Pottinger cleared 2.14m in the rain-interrupted event, as the 18 year-old, who has represented Jamaica at the Carifta level for the past few years, was the only man to clear the winning height following a rain break, moving from third to first.

There was a tie for second between South Africa's gold medal favourite Brian Raats and Bulgaria's Bozhidar Saraboyukov who both cleared 2.10m

The Florida-based son of former Kingston College standout Marlon Pottinger, eclipsed the two World Under-20 medals won by the late Germaine Mason who won silver at the 2000 staging in Santiago, Chile and bronze two years later in Kingston.

Christoff Bryan was fourth at the World Under-20 in Eugene, Oregon in 2014 the same year when David Brown was also a finalist.

The other gold medal came in the women's 200m. Lyston showed off her superior speed, getting to the finish line in 22.65 seconds (0.0m/s), while Reid ran her life time best 22.95 seconds as the American Jayla Jamison took the silver with her personal best 22.77 seconds.

The men's relay team picked up a silver medal after running 39.35 seconds with the team of Bouwahjgie Nkrumie, Bryan Levell, Mark Anthony Daley and Adrian Kerr.

They had finished third originally but South Africa who won in Nairobi, Kanya last year and who had crossed the line first on Friday, were later disqualified. Japan were promoted to the gold medal position and the USA took third.

Clarke, who just missed getting into the final last year in Nairobi, Kenya, took a gallant bronze medal in the 400m hurdles, running 49.62 seconds, hitting the last two hurdles after he held a slight lead.

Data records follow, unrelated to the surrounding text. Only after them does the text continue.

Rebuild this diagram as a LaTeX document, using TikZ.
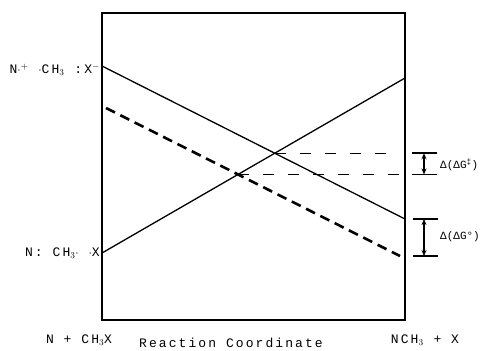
\documentclass[tikz,border=0pt]{standalone}
\usepackage{fontspec}
\usepackage{tikz}
\usetikzlibrary{arrows.meta, calc}
\newfontfamily\mesin[LetterSpace=16]{Liberation Mono}
\newfontfamily\mesinrapat{Liberation Mono}

\begin{document}
\begin{tikzpicture}[x=1pt, y=-1pt,
    kurva/.style={line width=1.3pt},
    putus/.style={line width=2.6pt, dash pattern=on 10pt off 6pt},
    bantu/.style={line width=0.8pt, dash pattern=on 11pt off 14pt},
    palang/.style={line width=1.6pt},
    ukur/.style={{Stealth[length=6pt, width=5pt]}-{Stealth[length=6pt, width=5pt]}, line width=1.2pt},
    teks/.style={font=\mesin\fontsize{13}{13}\selectfont, inner sep=0pt},
    tekskecil/.style={font=\mesinrapat\fontsize{11}{11}\selectfont, inner sep=0pt}
  ]
    \useasboundingbox (0,0) rectangle (480,351);
    % frame of the plot
    \draw[kurva] (102,13) rectangle (405,320);

    % end points of the three curves
    \coordinate (ionkiri)  at (102,66);
    \coordinate (ionkanan) at (405,219);
    \coordinate (radkiri)  at (102,253);
    \coordinate (radkanan) at (405,78);
    \coordinate (putkiri)  at (106,108);
    \coordinate (putkanan) at (400,256);
    \coordinate (ujung)    at (399,0);
    \coordinate (sumbu)    at (424,0);

    \draw[kurva] (ionkiri) -- (ionkanan);
    \draw[kurva] (radkiri) -- (radkanan);
    \draw[putus] (putkiri) -- (putkanan);

    % crossing points and guide lines
    \coordinate (silang)  at (intersection of ionkiri--ionkanan and radkiri--radkanan);
    \coordinate (silang2) at (intersection of putkiri--putkanan and radkiri--radkanan);
    \draw[bantu] (silang) -- (silang -| ujung);
    \draw[bantu] (silang2) -- (silang2 -| ujung);

    % measuring bars
    \draw[palang] ([xshift=-12pt]silang -| sumbu) -- ([xshift=13pt]silang -| sumbu);
    \draw[palang] ([xshift=-12pt]silang2 -| sumbu) -- ([xshift=13pt]silang2 -| sumbu);
    \draw[ukur] (silang -| sumbu) -- (silang2 -| sumbu);
    \draw[palang] ([xshift=-11pt]ionkanan -| sumbu) -- ([xshift=14pt]ionkanan -| sumbu);
    \draw[palang] ([xshift=-11pt]putkanan -| sumbu) -- ([xshift=14pt]putkanan -| sumbu);
    \draw[ukur] (ionkanan -| sumbu) -- (putkanan -| sumbu);

    % labels
    \node[teks, anchor=east] (ionlbl) at (100,70) {N$\cdot^{+}$ $\cdot$CH$_3$ :X$^{-}$};
    \node[teks, anchor=east] (radlbl) at (100,253) {N: CH$_3\cdot$ $\cdot$X};
    \node[teks] (awal)   at (79,340)  {N + CH$_3$X};
    \node[teks] (sumbux) at (231,343) {Reaction Coordinate};
    \node[teks] (akhir)  at (425,340) {NCH$_3$ + X};
    \node[tekskecil, anchor=west] (dgts)  at (440,165) {Δ(ΔG\textsuperscript{‡})};
    \node[tekskecil, anchor=west] (dgnol) at (440,237) {Δ(ΔG°)};
\end{tikzpicture}
\end{document}
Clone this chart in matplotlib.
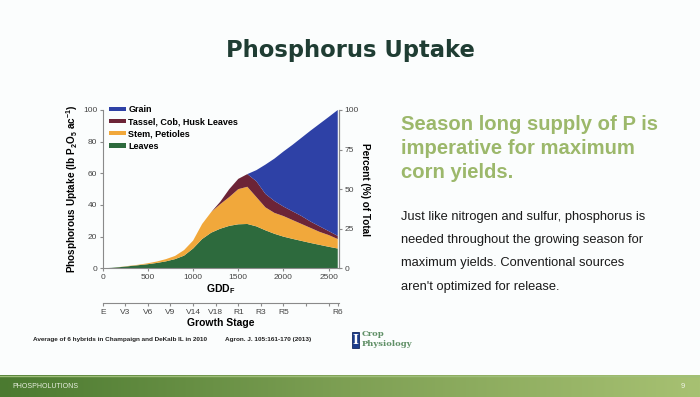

Ismail Nezir won the gold in a Turkish national Under 20 record 48.84 seconds with Matic Ian Gucek won the silver in a Slovenian national Under 20 record 48.91 seconds.

Earlier in the day, Hill and James lead the qualifiers in the 100m hurdles after sumptuous runs; 17 year-old Hill lowered her own World Youth best and national youth record while equalling the world Under 20 lead with 12.87 seconds (0.0m/s) and James lowered her personal best for a second straight race with 12.94 seconds (0.2m/s) to the qualifiers.